§ **TASK TO CARRY OUT**:
Leaving out the pictures, retype the lines from the beginning of the listing through the line containing "140, 208, 324];".

§ **PROVIDED DATA**:
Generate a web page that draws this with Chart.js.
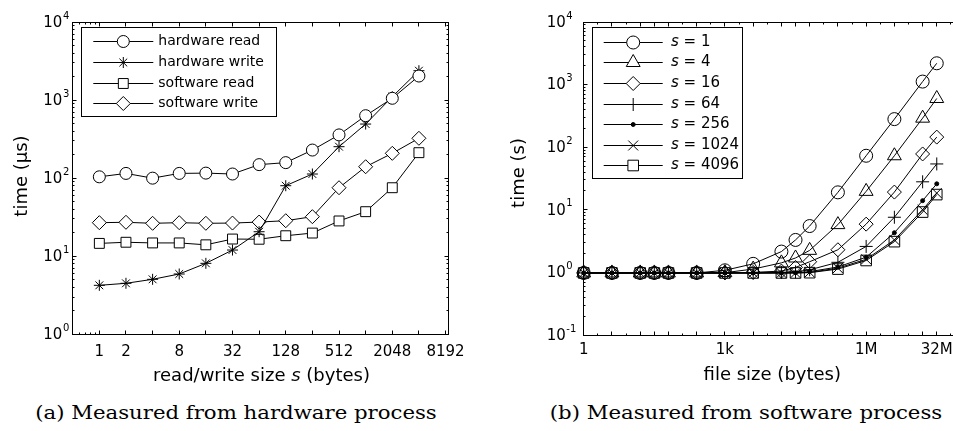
<!DOCTYPE html>
<html>
<head>
<meta charset="utf-8">
<script src="https://cdn.jsdelivr.net/npm/chart.js"></script>
<style>
  html, body { margin: 0; padding: 0; background: #fff; overflow: hidden; }
  #page { position: relative; width: 953px; height: 431px; overflow: hidden; background: #fff; }
  .panel { position: absolute; top: 0; }
  .cap { position: absolute; top: 403px; width: 476px; line-height: 20px; text-align: center;
         font-family: "DejaVu Serif", serif; font-size: 18px; color: #000; white-space: nowrap;
         transform: scaleX(1.18); transform-origin: center; }
</style>
</head>
<body>
<div id="page">
  <canvas id="chartA" class="panel" width="476" height="390" style="left:0"></canvas>
  <canvas id="chartB" class="panel" width="492" height="390" style="left:476px"></canvas>
  <div class="cap" style="left:-2px">(a) Measured from hardware process</div>
  <div class="cap" style="left:508px">(b) Measured from software process</div>
</div>
<script>
// (a) read/write size s in bytes
var rwSizes = [1, 2, 4, 8, 16, 32, 64, 128, 256, 512, 1024, 2048, 4096];
var rwTicks = [1, 2, 8, 32, 128, 512, 2048, 8192];
var hwRead = [104, 115, 100, 115, 116, 113, 149, 158, 229, 358, 631, 1054, 2032];
var hwWrite = [4.24, 4.5, 5.06, 5.92, 8.11, 12.0, 20.6, 80, 113, 253, 493, 1104, 2377];
var swRead = [14.6, 15.1, 14.8, 14.8, 14.0, 16.6, 16.5, 18.3, 19.8, 28.3, 37.2, 75.4, 212];
var swWrite = [26.9, 27.2, 26.4, 26.9, 26.4, 26.6, 27.4, 28.5, 32.1, 75.4, 140, 208, 324];

// (b) file size in bytes, one series per s
var fileSizes = [1, 4, 16, 32, 64, 256, 1024, 4096, 16384, 32768, 65536, 262144, 1048576, 4194304, 16777216, 33554432];
var fileTicks = [1, 1024, 1048576, 33554432];
var fileTickLabels = ['1', '1k', '1M', '32M'];
var s1 = [0.98, 0.98, 0.98, 0.98, 0.98, 0.98, 1.08, 1.37, 2.15, 3.3, 5.5, 19, 73, 281, 1117, 2190];
var s4 = [0.98, 0.98, 0.98, 0.98, 0.98, 0.98, 0.99, 1.13, 1.42, 1.7, 2.25, 5.8, 19.7, 73, 291, 600];
var s16 = [0.98, 0.98, 0.98, 0.98, 0.98, 0.98, 0.98, 1.0, 1.05, 1.2, 1.48, 2.3, 5.9, 19.2, 78, 145];
var s64 = [0.98, 0.98, 0.98, 0.98, 0.98, 0.98, 0.98, 0.98, 1.0, 1.02, 1.1, 1.45, 2.6, 7.6, 28, 54];
var s256 = [0.98, 0.98, 0.98, 0.98, 0.98, 0.98, 0.98, 0.98, 0.98, 0.99, 1.03, 1.22, 1.75, 4.3, 14, 26];
var s1024 = [0.98, 0.98, 0.98, 0.98, 0.98, 0.98, 0.98, 0.98, 0.98, 0.98, 1.0, 1.17, 1.62, 3.3, 10, 18.5];
var s4096 = [0.98, 0.98, 0.98, 0.98, 0.98, 0.98, 0.98, 0.98, 0.98, 0.98, 0.99, 1.13, 1.55, 3.1, 9.2, 17.5];

var SANS = "'DejaVu Sans', sans-serif";

function toPoints(xs, ys) {
    return xs.map(function (x, i) { return { x: x, y: ys[i] }; });
}

function makeSet(label, xs, ys, style, radius, fill) {
    return {
        label: label,
        data: toPoints(xs, ys),
        borderColor: '#000',
        borderWidth: 1,
        pointStyle: style,
        pointRadius: radius,
        pointHoverRadius: radius,
        pointBorderColor: '#000',
        pointBorderWidth: 1,
        pointBackgroundColor: fill,
        backgroundColor: fill,
        fill: false,
        tension: 0,
        clip: false
    };
}

// same geometry as chart.js point styles, used for the legend
function drawMarker(ctx, style, x, y, r, fill) {
    var c = Math.SQRT1_2;
    ctx.beginPath();
    if (style === 'circle') {
        ctx.arc(x, y, r, 0, Math.PI * 2);
    } else if (style === 'rect') {
        ctx.rect(x - r * c, y - r * c, 2 * r * c, 2 * r * c);
    } else if (style === 'rectRot') {
        ctx.moveTo(x - r, y); ctx.lineTo(x, y - r); ctx.lineTo(x + r, y); ctx.lineTo(x, y + r); ctx.closePath();
    } else if (style === 'triangle') {
        var a = 0;
        ctx.moveTo(x + Math.sin(a) * r, y - Math.cos(a) * r);
        a += Math.PI * 2 / 3;
        ctx.lineTo(x + Math.sin(a) * r, y - Math.cos(a) * r);
        a += Math.PI * 2 / 3;
        ctx.lineTo(x + Math.sin(a) * r, y - Math.cos(a) * r);
        ctx.closePath();
    }
    if (style === 'cross' || style === 'star') {
        ctx.moveTo(x, y - r); ctx.lineTo(x, y + r);
        ctx.moveTo(x - r, y); ctx.lineTo(x + r, y);
    }
    if (style === 'crossRot' || style === 'star') {
        ctx.moveTo(x - r * c, y - r * c); ctx.lineTo(x + r * c, y + r * c);
        ctx.moveTo(x - r * c, y + r * c); ctx.lineTo(x + r * c, y - r * c);
    }
    ctx.fillStyle = fill;
    ctx.fill();
    ctx.stroke();
}

function drawParts(ctx, parts, x, y, size, align) {
    var total = 0;
    parts.forEach(function (p) {
        ctx.font = (p.italic ? 'italic ' : '') + size + 'px ' + SANS;
        p.w = ctx.measureText(p.t).width;
        total += p.w;
    });
    var cx = align === 'center' ? x - total / 2 : x;
    ctx.textAlign = 'left';
    ctx.textBaseline = 'middle';
    parts.forEach(function (p) {
        ctx.font = (p.italic ? 'italic ' : '') + size + 'px ' + SANS;
        ctx.fillText(p.t, cx, y);
        cx += p.w;
    });
}

// matlab style box, inward ticks, 10^n labels, titles, legend
var framePlugin = {
    id: 'frame',
    afterDraw: function (chart, args, o) {
        var ctx = chart.ctx;
        var a = chart.chartArea;
        var xs = chart.scales.x;
        var ys = chart.scales.y;
        var L = Math.floor(a.left) + 0.5, R = Math.floor(a.right) + 0.5;
        var T = Math.floor(a.top) + 0.5, B = Math.floor(a.bottom) + 0.5;
        ctx.save();
        ctx.strokeStyle = '#000';
        ctx.fillStyle = '#000';
        ctx.lineWidth = 1;
        ctx.strokeRect(L, T, R - L, B - T);

        ctx.beginPath();
        function xTick(v, len) {
            var p = Math.floor(xs.getPixelForValue(v)) + 0.5;
            ctx.moveTo(p, B); ctx.lineTo(p, B - len);
            ctx.moveTo(p, T); ctx.lineTo(p, T + len);
        }
        function yTick(v, len) {
            var p = Math.floor(ys.getPixelForValue(v)) + 0.5;
            ctx.moveTo(L, p); ctx.lineTo(L + len, p);
            ctx.moveTo(R, p); ctx.lineTo(R - len, p);
        }
        o.xMajor.forEach(function (v) { xTick(v, 4); });
        o.xMinor.forEach(function (v) { xTick(v, 2); });
        for (var d = Math.round(Math.log10(ys.min)); d < Math.round(Math.log10(ys.max)); d++) {
            yTick(Math.pow(10, d), 4);
            for (var k = 2; k <= 9; k++) yTick(k * Math.pow(10, d), 2);
        }
        ctx.stroke();

        // y tick labels
        ys.ticks.forEach(function (t) {
            var p = ys.getPixelForValue(t.value);
            var e = Math.round(Math.log10(t.value));
            ctx.fillStyle = '#000';
            ctx.textAlign = 'left';
            ctx.textBaseline = 'middle';
            ctx.font = '15px ' + SANS;
            ctx.fillText('10', o.yLabelX, p + 1);
            var w = ctx.measureText('10').width;
            ctx.font = '10px ' + SANS;
            ctx.fillText(String(e), o.yLabelX + w + 0.5, p - 6);
        });

        // axis titles
        drawParts(ctx, o.xTitle.parts, o.xTitle.x, o.xTitle.y, 18, 'center');
        ctx.save();
        ctx.translate(o.yTitle.x, o.yTitle.y);
        ctx.rotate(-Math.PI / 2);
        drawParts(ctx, [{ t: o.yTitle.text }], 0, 0, 18, 'center');
        ctx.restore();

        // legend box
        var lg = o.legend;
        ctx.fillStyle = '#fff';
        ctx.fillRect(lg.x, lg.y, lg.w, lg.h);
        ctx.strokeRect(Math.floor(lg.x) + 0.5, Math.floor(lg.y) + 0.5, Math.round(lg.w), Math.round(lg.h));
        chart.data.datasets.forEach(function (ds, i) {
            var y = Math.floor(lg.rowY + i * lg.rowStep) + 0.5;
            ctx.beginPath();
            ctx.moveTo(lg.lineX0, y);
            ctx.lineTo(lg.lineX1, y);
            ctx.stroke();
            var fill = ds.pointBackgroundColor === '#000' ? '#000' : '#fff';
            drawMarker(ctx, ds.pointStyle, (lg.lineX0 + lg.lineX1) / 2, y, ds.pointRadius, fill);
            ctx.fillStyle = '#000';
            var parts = ds.label.indexOf('s = ') === 0
                ? [{ t: 's', italic: true }, { t: ds.label.slice(1) }]
                : [{ t: ds.label }];
            drawParts(ctx, parts, lg.textX, y, lg.size, 'left');
        });
        ctx.restore();
    }
};

function baseOptions(area, canvasW, frame) {
    return {
        responsive: false,
        animation: false,
        devicePixelRatio: 1,
        events: [],
        layout: { padding: { left: 0, top: area.top, right: canvasW - area.right, bottom: 0 } },
        plugins: { legend: { display: false }, tooltip: { enabled: false }, frame: frame }
    };
}

//chart (a)
var optA = baseOptions({ top: 22, right: 448.3 }, 476, {
    xMajor: [1, 2, 4, 8, 16, 32, 64, 128, 256, 512, 1024, 2048, 4096, 8192],
    xMinor: [0.6, 0.7, 0.8, 0.9],
    yLabelX: 43.3,
    xTitle: { parts: [{ t: 'read/write size ' }, { t: 's', italic: true }, { t: ' (bytes)' }], x: 261.5, y: 376 },
    yTitle: { text: 'time (μs)', x: 22, y: 176 },
    legend: { x: 81, y: 27.7, w: 195, h: 89, rowY: 41.7, rowStep: 20.75, lineX0: 93.3, lineX1: 153.3, textX: 158.3, size: 14 }
});
optA.scales = {
    x: {
        type: 'logarithmic', min: 0.5, max: 8800,
        afterBuildTicks: function (s) { s.ticks = rwTicks.map(function (v) { return { value: v }; }); },
        afterFit: function (s) { s.height = 390 - 334.3; },
        ticks: { autoSkip: false, maxRotation: 0, padding: 8.7, color: '#000', font: { family: SANS, size: 15 },
                 callback: function (v) { return String(v); } },
        grid: { display: false, drawTicks: false },
        border: { display: false }
    },
    y: {
        type: 'logarithmic', min: 1, max: 10000,
        afterBuildTicks: function (s) { s.ticks = [1, 10, 100, 1000, 10000].map(function (v) { return { value: v }; }); },
        afterFit: function (s) { s.width = 72.7; },
        ticks: { display: false },
        grid: { display: false, drawTicks: false },
        border: { display: false }
    }
};

new Chart(document.getElementById('chartA').getContext('2d'), {
    type: 'line',
    data: {
        datasets: [
            makeSet('hardware read', rwSizes, hwRead, 'circle', 6, '#fff'),
            makeSet('hardware write', rwSizes, hwWrite, 'star', 5.5, '#fff'),
            makeSet('software read', rwSizes, swRead, 'rect', 7, '#fff'),
            makeSet('software write', rwSizes, swWrite, 'rectRot', 7, '#fff')
        ]
    },
    options: optA,
    plugins: [framePlugin]
});

//chart (b)
var minorB = [];
for (var e = 0; e <= 26; e++) {
    if (fileSizes.indexOf(Math.pow(2, e)) < 0) minorB.push(Math.pow(2, e));
}
var optB = baseOptions({ top: 22, right: 485 }, 492, {
    xMajor: fileSizes,
    xMinor: minorB,
    yLabelX: 70.7,
    xTitle: { parts: [{ t: 'file size (bytes)' }], x: 296.3, y: 375 },
    yTitle: { text: 'time (s)', x: 43, y: 173 },
    legend: { x: 116.7, y: 27.7, w: 150, h: 150.6, rowY: 42.3, rowStep: 20.57, lineX0: 127.7, lineX1: 186.7, textX: 195, size: 15 }
});
optB.scales = {
    x: {
        type: 'logarithmic', min: 1, max: 1e8,
        afterBuildTicks: function (s) { s.ticks = fileTicks.map(function (v) { return { value: v }; }); },
        afterFit: function (s) { s.height = 390 - 335; },
        ticks: { autoSkip: false, maxRotation: 0, padding: 6.3, color: '#000', font: { family: SANS, size: 15 },
                 callback: function (v, i) { return fileTickLabels[i]; } },
        grid: { display: false, drawTicks: false },
        border: { display: false }
    },
    y: {
        type: 'logarithmic', min: 0.1, max: 10000,
        afterBuildTicks: function (s) { s.ticks = [0.1, 1, 10, 100, 1000, 10000].map(function (v) { return { value: v }; }); },
        afterFit: function (s) { s.width = 107.7; },
        ticks: { display: false },
        grid: { display: false, drawTicks: false },
        border: { display: false }
    }
};

var clear = 'rgba(0,0,0,0)';
new Chart(document.getElementById('chartB').getContext('2d'), {
    type: 'line',
    data: {
        datasets: [
            makeSet('s = 1', fileSizes, s1, 'circle', 6.5, clear),
            makeSet('s = 4', fileSizes, s4, 'triangle', 8, clear),
            makeSet('s = 16', fileSizes, s16, 'rectRot', 7, clear),
            makeSet('s = 64', fileSizes, s64, 'cross', 6.5, clear),
            makeSet('s = 256', fileSizes, s256, 'circle', 2, '#000'),
            makeSet('s = 1024', fileSizes, s1024, 'crossRot', 7, clear),
            makeSet('s = 4096', fileSizes, s4096, 'rect', 7.5, clear)
        ]
    },
    options: optB,
    plugins: [framePlugin]
});
</script>
</body>
</html>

§ **SOLUTION FOR THIS TASK**:
Generate a web page that draws this with Chart.js.
<!DOCTYPE html>
<html>
<head>
<meta charset="utf-8">
<script src="https://cdn.jsdelivr.net/npm/chart.js"></script>
<style>
  html, body { margin: 0; padding: 0; background: #fff; overflow: hidden; }
  #page { position: relative; width: 953px; height: 431px; overflow: hidden; background: #fff; }
  .panel { position: absolute; top: 0; }
  .cap { position: absolute; top: 403px; width: 476px; line-height: 20px; text-align: center;
         font-family: "DejaVu Serif", serif; font-size: 18px; color: #000; white-space: nowrap;
         transform: scaleX(1.18); transform-origin: center; }
</style>
</head>
<body>
<div id="page">
  <canvas id="chartA" class="panel" width="476" height="390" style="left:0"></canvas>
  <canvas id="chartB" class="panel" width="492" height="390" style="left:476px"></canvas>
  <div class="cap" style="left:-2px">(a) Measured from hardware process</div>
  <div class="cap" style="left:508px">(b) Measured from software process</div>
</div>
<script>
// (a) read/write size s in bytes
var rwSizes = [1, 2, 4, 8, 16, 32, 64, 128, 256, 512, 1024, 2048, 4096];
var rwTicks = [1, 2, 8, 32, 128, 512, 2048, 8192];
var hwRead = [104, 115, 100, 115, 116, 113, 149, 158, 229, 358, 631, 1054, 2032];
var hwWrite = [4.24, 4.5, 5.06, 5.92, 8.11, 12.0, 20.6, 80, 113, 253, 493, 1104, 2377];
var swRead = [14.6, 15.1, 14.8, 14.8, 14.0, 16.6, 16.5, 18.3, 19.8, 28.3, 37.2, 75.4, 212];
var swWrite = [26.9, 27.2, 26.4, 26.9, 26.4, 26.6, 27.4, 28.5, 32.1, 75.4, 140, 208, 324];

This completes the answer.